-- BEGIN MATERIAL FOR THE TASK --

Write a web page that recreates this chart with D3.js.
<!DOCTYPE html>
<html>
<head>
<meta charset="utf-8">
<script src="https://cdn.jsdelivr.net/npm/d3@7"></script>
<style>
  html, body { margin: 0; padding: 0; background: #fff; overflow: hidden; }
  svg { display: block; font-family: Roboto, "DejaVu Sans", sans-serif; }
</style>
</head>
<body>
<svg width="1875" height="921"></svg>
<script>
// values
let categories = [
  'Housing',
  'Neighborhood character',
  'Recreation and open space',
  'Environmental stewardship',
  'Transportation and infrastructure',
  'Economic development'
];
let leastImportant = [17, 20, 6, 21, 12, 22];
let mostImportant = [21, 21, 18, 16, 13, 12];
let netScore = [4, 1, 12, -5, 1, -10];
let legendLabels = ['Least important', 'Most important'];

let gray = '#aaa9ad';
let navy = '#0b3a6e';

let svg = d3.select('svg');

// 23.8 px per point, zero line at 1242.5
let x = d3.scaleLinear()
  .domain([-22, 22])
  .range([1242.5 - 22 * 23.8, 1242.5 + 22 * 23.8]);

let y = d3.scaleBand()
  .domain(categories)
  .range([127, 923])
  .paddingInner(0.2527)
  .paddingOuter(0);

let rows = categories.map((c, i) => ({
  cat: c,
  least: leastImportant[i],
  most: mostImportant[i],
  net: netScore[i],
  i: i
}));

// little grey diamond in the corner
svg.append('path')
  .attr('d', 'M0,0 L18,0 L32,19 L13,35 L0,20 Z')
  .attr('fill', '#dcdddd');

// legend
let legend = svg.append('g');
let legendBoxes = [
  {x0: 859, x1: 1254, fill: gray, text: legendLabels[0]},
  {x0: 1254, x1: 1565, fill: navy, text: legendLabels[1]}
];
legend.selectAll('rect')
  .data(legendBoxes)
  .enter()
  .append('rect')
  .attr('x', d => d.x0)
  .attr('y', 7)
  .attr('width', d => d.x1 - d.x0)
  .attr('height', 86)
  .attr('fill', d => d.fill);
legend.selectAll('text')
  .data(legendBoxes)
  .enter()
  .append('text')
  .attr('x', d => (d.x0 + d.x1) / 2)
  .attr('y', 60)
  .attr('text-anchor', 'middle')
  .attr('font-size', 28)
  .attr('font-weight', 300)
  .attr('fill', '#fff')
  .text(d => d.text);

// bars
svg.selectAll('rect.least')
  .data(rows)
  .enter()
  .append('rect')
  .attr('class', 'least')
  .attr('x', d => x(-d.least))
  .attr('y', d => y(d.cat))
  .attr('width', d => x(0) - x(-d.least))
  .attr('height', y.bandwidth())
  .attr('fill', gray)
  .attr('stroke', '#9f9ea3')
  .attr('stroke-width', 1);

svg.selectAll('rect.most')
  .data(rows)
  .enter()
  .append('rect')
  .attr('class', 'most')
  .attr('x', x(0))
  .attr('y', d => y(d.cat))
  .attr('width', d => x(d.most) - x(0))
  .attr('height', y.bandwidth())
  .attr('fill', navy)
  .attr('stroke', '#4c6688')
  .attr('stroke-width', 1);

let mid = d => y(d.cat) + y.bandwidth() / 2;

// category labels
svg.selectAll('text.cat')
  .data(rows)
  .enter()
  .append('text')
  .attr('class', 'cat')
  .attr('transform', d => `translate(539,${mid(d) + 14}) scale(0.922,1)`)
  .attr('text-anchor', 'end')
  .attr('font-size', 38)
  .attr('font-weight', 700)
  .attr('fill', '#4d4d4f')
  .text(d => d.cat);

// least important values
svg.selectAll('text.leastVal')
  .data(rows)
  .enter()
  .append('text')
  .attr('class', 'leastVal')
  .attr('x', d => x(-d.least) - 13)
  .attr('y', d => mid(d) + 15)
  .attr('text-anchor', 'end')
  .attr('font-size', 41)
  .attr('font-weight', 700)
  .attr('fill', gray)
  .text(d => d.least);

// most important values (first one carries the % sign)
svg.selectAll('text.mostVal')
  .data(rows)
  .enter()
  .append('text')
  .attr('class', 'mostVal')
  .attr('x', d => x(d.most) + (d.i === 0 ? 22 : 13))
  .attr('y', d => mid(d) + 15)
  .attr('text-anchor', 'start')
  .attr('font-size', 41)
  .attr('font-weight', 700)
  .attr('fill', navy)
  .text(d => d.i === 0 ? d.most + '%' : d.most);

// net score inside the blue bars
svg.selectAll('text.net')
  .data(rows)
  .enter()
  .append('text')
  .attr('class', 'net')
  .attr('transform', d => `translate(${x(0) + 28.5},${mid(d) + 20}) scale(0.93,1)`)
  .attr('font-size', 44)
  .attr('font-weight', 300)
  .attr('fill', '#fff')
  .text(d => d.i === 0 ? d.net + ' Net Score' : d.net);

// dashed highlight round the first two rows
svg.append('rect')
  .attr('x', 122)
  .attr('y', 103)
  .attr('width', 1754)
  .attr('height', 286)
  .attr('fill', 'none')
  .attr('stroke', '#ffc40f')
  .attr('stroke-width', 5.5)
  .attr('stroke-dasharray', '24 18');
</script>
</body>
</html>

-- END MATERIAL FOR THE TASK --
-- BEGIN MATERIAL FOR THE TASK --

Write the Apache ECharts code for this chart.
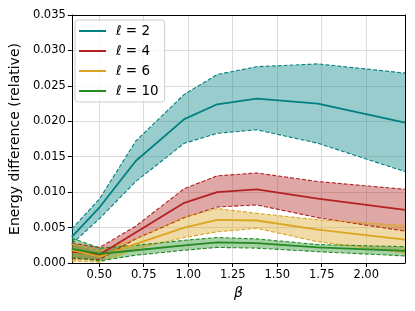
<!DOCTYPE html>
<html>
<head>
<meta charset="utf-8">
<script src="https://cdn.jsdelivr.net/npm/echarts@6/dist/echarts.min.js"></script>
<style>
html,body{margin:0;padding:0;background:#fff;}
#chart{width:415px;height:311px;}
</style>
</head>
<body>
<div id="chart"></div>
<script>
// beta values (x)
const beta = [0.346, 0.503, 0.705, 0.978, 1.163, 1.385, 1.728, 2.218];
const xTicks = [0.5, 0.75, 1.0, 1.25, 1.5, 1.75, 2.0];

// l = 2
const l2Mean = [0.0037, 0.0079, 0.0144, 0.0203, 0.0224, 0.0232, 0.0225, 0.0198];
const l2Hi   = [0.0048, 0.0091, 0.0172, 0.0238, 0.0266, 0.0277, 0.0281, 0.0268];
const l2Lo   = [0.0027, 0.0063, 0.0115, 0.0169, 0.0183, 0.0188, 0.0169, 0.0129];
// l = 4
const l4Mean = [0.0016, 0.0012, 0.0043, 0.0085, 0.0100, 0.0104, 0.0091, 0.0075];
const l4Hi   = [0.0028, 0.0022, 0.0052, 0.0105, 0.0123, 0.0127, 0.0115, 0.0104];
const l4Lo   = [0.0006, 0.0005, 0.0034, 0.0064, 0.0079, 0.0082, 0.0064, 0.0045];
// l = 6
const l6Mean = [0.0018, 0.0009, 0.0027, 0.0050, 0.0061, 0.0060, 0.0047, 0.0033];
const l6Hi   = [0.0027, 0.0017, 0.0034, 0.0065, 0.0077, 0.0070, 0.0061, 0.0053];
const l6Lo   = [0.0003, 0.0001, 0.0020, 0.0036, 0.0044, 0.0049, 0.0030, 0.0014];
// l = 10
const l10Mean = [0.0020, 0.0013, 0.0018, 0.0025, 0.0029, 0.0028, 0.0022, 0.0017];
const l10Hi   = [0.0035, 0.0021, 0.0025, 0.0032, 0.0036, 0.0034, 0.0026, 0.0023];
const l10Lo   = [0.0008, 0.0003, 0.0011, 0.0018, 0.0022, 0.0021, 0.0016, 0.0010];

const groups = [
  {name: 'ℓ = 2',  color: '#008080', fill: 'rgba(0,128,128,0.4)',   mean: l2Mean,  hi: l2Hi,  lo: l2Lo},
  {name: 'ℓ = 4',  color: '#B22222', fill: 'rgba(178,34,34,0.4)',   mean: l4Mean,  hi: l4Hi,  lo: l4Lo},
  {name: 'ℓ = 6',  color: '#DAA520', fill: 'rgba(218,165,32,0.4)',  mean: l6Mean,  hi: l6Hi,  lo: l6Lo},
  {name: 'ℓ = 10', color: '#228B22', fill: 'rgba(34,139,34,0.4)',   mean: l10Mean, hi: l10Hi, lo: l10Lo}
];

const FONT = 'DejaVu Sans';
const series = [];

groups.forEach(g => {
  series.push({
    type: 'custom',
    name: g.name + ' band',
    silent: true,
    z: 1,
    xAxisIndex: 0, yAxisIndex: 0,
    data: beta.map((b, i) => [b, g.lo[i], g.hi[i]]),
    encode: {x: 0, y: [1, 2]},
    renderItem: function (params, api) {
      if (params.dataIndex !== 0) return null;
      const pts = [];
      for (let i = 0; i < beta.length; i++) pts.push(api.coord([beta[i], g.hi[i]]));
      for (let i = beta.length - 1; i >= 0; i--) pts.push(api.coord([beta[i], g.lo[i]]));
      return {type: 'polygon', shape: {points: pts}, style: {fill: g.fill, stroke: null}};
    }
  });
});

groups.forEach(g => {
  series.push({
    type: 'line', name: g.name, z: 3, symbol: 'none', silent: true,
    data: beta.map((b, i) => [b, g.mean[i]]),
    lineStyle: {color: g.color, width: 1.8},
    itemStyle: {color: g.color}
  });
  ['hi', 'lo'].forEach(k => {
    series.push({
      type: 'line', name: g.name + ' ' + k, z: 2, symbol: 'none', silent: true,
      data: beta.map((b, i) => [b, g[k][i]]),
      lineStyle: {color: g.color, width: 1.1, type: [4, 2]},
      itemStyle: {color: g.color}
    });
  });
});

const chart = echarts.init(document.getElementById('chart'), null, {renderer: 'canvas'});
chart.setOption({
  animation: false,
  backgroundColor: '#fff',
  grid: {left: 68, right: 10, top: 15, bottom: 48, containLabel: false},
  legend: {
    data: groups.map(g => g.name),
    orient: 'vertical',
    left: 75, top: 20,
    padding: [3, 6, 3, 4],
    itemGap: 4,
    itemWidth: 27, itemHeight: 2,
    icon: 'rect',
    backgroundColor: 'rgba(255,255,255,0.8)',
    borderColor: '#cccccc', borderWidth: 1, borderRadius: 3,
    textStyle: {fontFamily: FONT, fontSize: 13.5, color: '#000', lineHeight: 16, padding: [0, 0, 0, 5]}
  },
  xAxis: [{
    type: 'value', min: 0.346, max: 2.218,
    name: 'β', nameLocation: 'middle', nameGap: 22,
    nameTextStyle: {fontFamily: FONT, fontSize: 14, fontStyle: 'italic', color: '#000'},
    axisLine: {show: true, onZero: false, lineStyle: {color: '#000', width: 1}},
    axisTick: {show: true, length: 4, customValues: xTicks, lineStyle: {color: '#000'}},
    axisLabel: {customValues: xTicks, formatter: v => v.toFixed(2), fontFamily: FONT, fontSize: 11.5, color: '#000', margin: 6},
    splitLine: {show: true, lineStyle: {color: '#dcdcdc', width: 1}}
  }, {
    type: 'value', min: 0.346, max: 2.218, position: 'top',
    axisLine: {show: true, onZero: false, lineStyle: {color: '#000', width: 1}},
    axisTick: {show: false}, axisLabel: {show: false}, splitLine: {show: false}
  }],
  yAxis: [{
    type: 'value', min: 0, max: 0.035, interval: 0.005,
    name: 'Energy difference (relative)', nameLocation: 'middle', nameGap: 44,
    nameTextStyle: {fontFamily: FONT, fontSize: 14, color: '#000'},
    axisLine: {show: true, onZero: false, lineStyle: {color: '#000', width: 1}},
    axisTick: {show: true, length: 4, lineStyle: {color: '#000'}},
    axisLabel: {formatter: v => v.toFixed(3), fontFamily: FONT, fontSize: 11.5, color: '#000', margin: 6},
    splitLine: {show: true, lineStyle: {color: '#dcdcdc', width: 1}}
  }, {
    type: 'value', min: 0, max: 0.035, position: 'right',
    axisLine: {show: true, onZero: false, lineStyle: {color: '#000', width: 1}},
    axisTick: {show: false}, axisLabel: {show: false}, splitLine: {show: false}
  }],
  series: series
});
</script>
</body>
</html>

-- END MATERIAL FOR THE TASK --

> TASK PROMPT:
Set down exactly the lines above, from the line containing "Write the Apache ECharts code for this chart." through the line containing "const xTicks = [0.5, 0.75, 1.0, 1.25, 1.5, 1.75, 2.0];". Skip the pictures.

> RESPONSE FOR THIS EXERCISE:
Write the Apache ECharts code for this chart.
<!DOCTYPE html>
<html>
<head>
<meta charset="utf-8">
<script src="https://cdn.jsdelivr.net/npm/echarts@6/dist/echarts.min.js"></script>
<style>
html,body{margin:0;padding:0;background:#fff;}
#chart{width:415px;height:311px;}
</style>
</head>
<body>
<div id="chart"></div>
<script>
// beta values (x)
const beta = [0.346, 0.503, 0.705, 0.978, 1.163, 1.385, 1.728, 2.218];
const xTicks = [0.5, 0.75, 1.0, 1.25, 1.5, 1.75, 2.0];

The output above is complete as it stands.